The underwater muzzle transient flow field is an unsteady, multiphase complex flow field interacting with projectiles and containing various shock wave structures. The turbulent mixing of gunpowder gas and water has a significant impact on the development of the muzzle gas flow field. Moreover, the muzzle gas flow field disturbs the motion of the projectile, thereby affecting shooting accuracy. As part of this research, an unsteady multiphase flow model of the underwater muzzle transient flow field is established by combining the theories of multiphase flow and turbulent mixing. The volume of fluid model is employed to trace the two-phase interface, while the gas–liquid turbulent mixing is described by the standard k–ε turbulence model. Furthermore, the cavitation model is used to describe the cavitation phenomenon caused by the motion of the projectile. The established numerical model is validated by comparing underwater launching experimental results. Accordingly, the muzzle flow field of a 30 mm underwater gun under different water depth conditions is numerically calculated.
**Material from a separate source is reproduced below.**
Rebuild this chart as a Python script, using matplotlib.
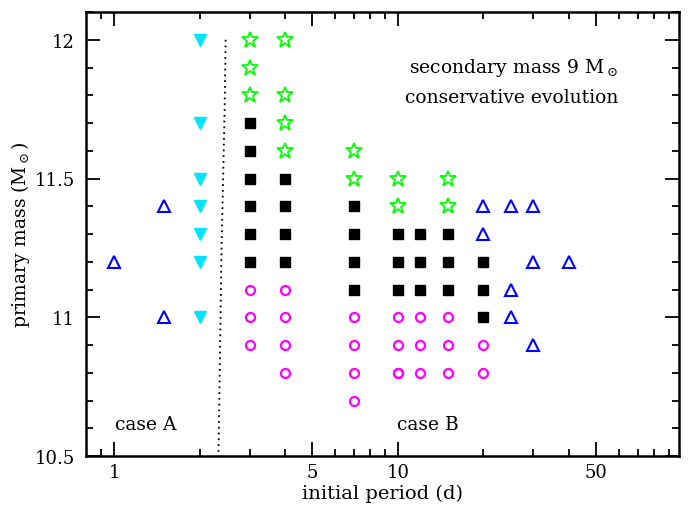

The results demonstrate that, as the water depth increased, the gunpowder gas is exposed to relatively high water pressure during the expansion process, resulting in a continuous decrease in the core area of the gas, and the Mach disk is also increasingly closer to the muzzle. At different water depths, the diameter of the Mach disk conforms to the binomial law with time, while the displacement of the Mach disk from the muzzle increases exponentially with time.